13.  In particular, the Government argued that the applicant had not exhausted domestic remedies in compliance with the formal requirements of domestic law because, before lodging her constitutional complaint on 10 February 2020, she had not used the length-of-proceedings remedies under the 2013 Courts Act, which was a procedural requirement for admissibility of constitutional complaints about the excessive length of proceedings. The Constitutional Court had therefore declared her constitutional complaint inadmissible.


14.  The Court notes that in the present case the applicant could have used the length-of-proceedings remedies provided in the 2013 Courts Act until 15 October 2019, when the proceedings before the Supreme Court ended. However, a constitutional complaint became an effective remedy for excessive length of proceedings from November 2019 (see Kirinčić and Others, cited above, § 116). The Government objection thus implies that the applicant should have complied with the procedural requirement for lodging a constitutional complaint before that remedy became effective. Their objection must therefore be rejected.

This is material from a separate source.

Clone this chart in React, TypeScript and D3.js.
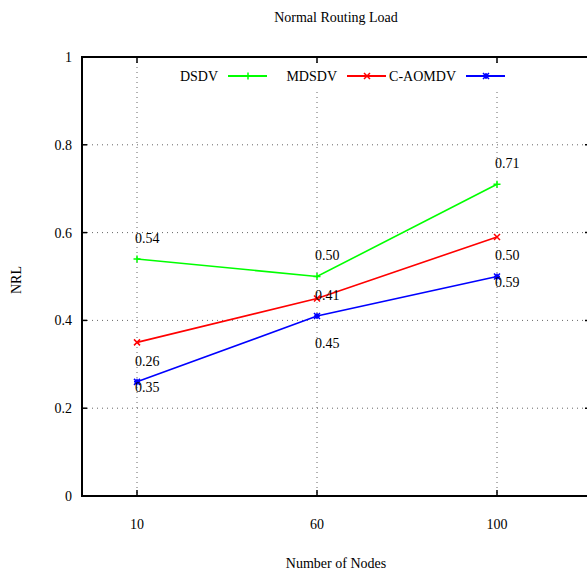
import React from "react";
import { scaleLinear, scalePoint, line } from "d3";

const nodes = ["10", "60", "100"];
const seriesNames = ["DSDV", "MDSDV", "C-AOMDV"];
const dsdv = [0.54, 0.5, 0.71];
const mdsdv = [0.35, 0.45, 0.59];
const caomdv = [0.26, 0.41, 0.5];
const yTicks = [0, 0.2, 0.4, 0.6, 0.8, 1];
const yTickLabels = ["0", "0.2", "0.4", "0.6", "0.8", "1"];

const colors = ["#00ff00", "#ff0000", "#0000ff"];
const marks = ["plus", "cross", "star"];
// label offset (in NRL units) as placed in the original plot
const labelShift = [0.037, -0.113, 0.037];

const width = 587;
const height = 572;
const margin = { top: 57, left: 82, bottom: 496, right: 590 };
const font = "'Liberation Serif', 'Times New Roman', serif";

function Marker({ type, x, y, color }) {
  const s = type === "plus" ? 3.5 : 3;
  const plus = `M${x - s},${y}H${x + s}M${x},${y - s}V${y + s}`;
  const cross = `M${x - s},${y - s}L${x + s},${y + s}M${x - s},${y + s}L${x + s},${y - s}`;
  const d = type === "plus" ? plus : type === "cross" ? cross : plus + cross;
  return <path d={d} stroke={color} strokeWidth={1.5} fill="none" />;
}

export default function App() {
  const data = [dsdv, mdsdv, caomdv];
  const x = scalePoint().domain(nodes).range([137, 497]);
  const y = scaleLinear().domain([0, 1]).range([margin.bottom, margin.top]);
  const path = line<number>()
    .x((_, i) => x(nodes[i]))
    .y((d) => y(d));

  return (
    <svg width={width} height={height} style={{ display: "block", position: "absolute", left: 0, top: 0 }}>
      <rect width={width} height={height} fill="white" />
      <g fontFamily={font} fontSize={14} fill="black">
        {/* grid */}
        {yTicks.slice(1, -1).map((t) => (
          <line key={"gy" + t} x1={margin.left} x2={margin.right} y1={y(t)} y2={y(t)}
            stroke="#666" strokeWidth={1} strokeDasharray="1 4" />
        ))}
        {nodes.map((n) => (
          <line key={"gx" + n} x1={x(n)} x2={x(n)} y1={margin.top} y2={margin.bottom}
            stroke="#666" strokeWidth={1} strokeDasharray="1 4" />
        ))}

        {/* ticks */}
        {yTicks.map((t) => (
          <g key={"ty" + t}>
            <line x1={margin.left} x2={margin.left + 5} y1={y(t)} y2={y(t)} stroke="black" strokeWidth={1.5} />
            <line x1={margin.right - 5} x2={margin.right} y1={y(t)} y2={y(t)} stroke="black" strokeWidth={1.5} />
          </g>
        ))}
        {nodes.map((n) => (
          <g key={"tx" + n}>
            <line x1={x(n)} x2={x(n)} y1={margin.bottom} y2={margin.bottom - 6} stroke="black" strokeWidth={1.5} />
            <line x1={x(n)} x2={x(n)} y1={margin.top} y2={margin.top + 6} stroke="black" strokeWidth={1.5} />
          </g>
        ))}

        {/* legend */}
        <rect x={176} y={65} width={338} height={25} fill="white" />
        {seriesNames.map((name, i) => {
          const lx = 218 + i * 119;
          return (
            <g key={name}>
              <text x={lx} y={81} textAnchor="end">{name}</text>
              <line x1={lx + 10} x2={lx + 49} y1={76} y2={76} stroke={colors[i]} strokeWidth={2} />
              <Marker type={marks[i]} x={lx + 30} y={76} color={colors[i]} />
            </g>
          );
        })}

        {/* frame */}
        <rect x={margin.left} y={margin.top} width={margin.right - margin.left} height={margin.bottom - margin.top}
          fill="none" stroke="black" strokeWidth={2} />

        {/* series */}
        {data.map((vals, i) => (
          <g key={"s" + i}>
            <path d={path(vals)} fill="none" stroke={colors[i]} strokeWidth={1.6} />
            {vals.map((v, j) => (
              <Marker key={j} type={marks[i]} x={x(nodes[j])} y={y(v)} color={colors[i]} />
            ))}
          </g>
        ))}

        {/* value labels */}
        {data.map((vals, i) =>
          vals.map((v, j) => (
            <text key={"l" + i + j} x={x(nodes[j]) - 2} y={y(v + labelShift[i])}>
              {v.toFixed(2)}
            </text>
          ))
        )}

        {/* axis labels */}
        {yTicks.map((t, i) => (
          <text key={"yl" + t} x={72} y={y(t) + 5} textAnchor="end">{yTickLabels[i]}</text>
        ))}
        {nodes.map((n) => (
          <text key={"xl" + n} x={x(n)} y={529} textAnchor="middle">{n}</text>
        ))}
        <text x={336} y={22} textAnchor="middle">Normal Routing Load</text>
        <text x={336} y={568} textAnchor="middle">Number of Nodes</text>
        <text transform={`translate(21,280) rotate(-90)`} textAnchor="middle">NRL</text>
      </g>
    </svg>
  );
}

15.  Having regard to its case-law on the subject, the Court considers that in the instant case the length of the proceedings in the period after 17 September 2015 was excessive and failed to meet the “reasonable time” requirement.


16.  This complaint, in so far as it concerns that period, is therefore admissible and discloses a breach of Article 6 § 1 of the Convention.

II.     APPLICATION OF ARTICLE 41 OF THE CONVENTION


17.  Article 41 of the Convention provides:

“If the Court finds that there has been a violation of the Convention or the Protocols thereto, and if the internal law of the High Contracting Party concerned allows only partial reparation to be made, the Court shall, if necessary, afford just satisfaction to the injured party.”


18.  Regard being had to the documents in its possession and to its case‑law (see, in particular, Kirinčić and Others, cited above, §§ 120-28, and Mirjana Marić, cited above, §§ 98-104), the Court considers it reasonable to award the sums indicated in the appended table.

FOR THESE REASONS, THE COURT, UNANIMOUSLY,

1.      Declares the complaint concerning the excessive length of the proceedings in the period after 17 September 2015 admissible, and the remainder of the application inadmissible;

2.      Holds that this complaint discloses a breach of Article 6 § 1 of the Convention concerning the excessive length of civil proceedings;

3.      Holds,

(a)  that the respondent State is to pay the applicant, within three months, the amounts indicated in the appended table;

(b)  that from the expiry of the above-mentioned three months until settlement simple interest shall be payable on the above amounts at a rate equal to the marginal lending rate of the European Central Bank during the default period plus three percentage points.

Done in English, and notified in writing on 2 March 2023, pursuant to Rule 77 §§ 2 and 3 of the Rules of Court.

                       

      Viktoriya Maradudina                                              Frédéric Krenc

    Acting Deputy Registrar                                                President

                       


APPENDIX

Application raising complaints under Article 6 § 1 of the Convention

(excessive length of civil proceedings)


 

Application no.

Date of introduction

Applicant’s name

Year of birth

 

Representative’s name and location

Relevant starting date

End of proceedings

Total length

Levels of jurisdiction

Domestic court / file number

 

Amount awarded for non-pecuniary damage

(in euros) [1]

Amount awarded for costs and expenses

(in euros) [2]

1528/21

24/12/2020

Nada PAVLOVIĆ

1960

Pavlović Mihailo

Belgrade

18/09/2015

 

25/11/2020

 

5 years and

2 months

2 levels of jurisdiction

 

Osijek Municipal Court,

no. Ovr-2742/08

2,000

250

 

 



[1] Plus any tax that may be chargeable to the applicant.

[2] Plus any tax that may be chargeable to the applicant.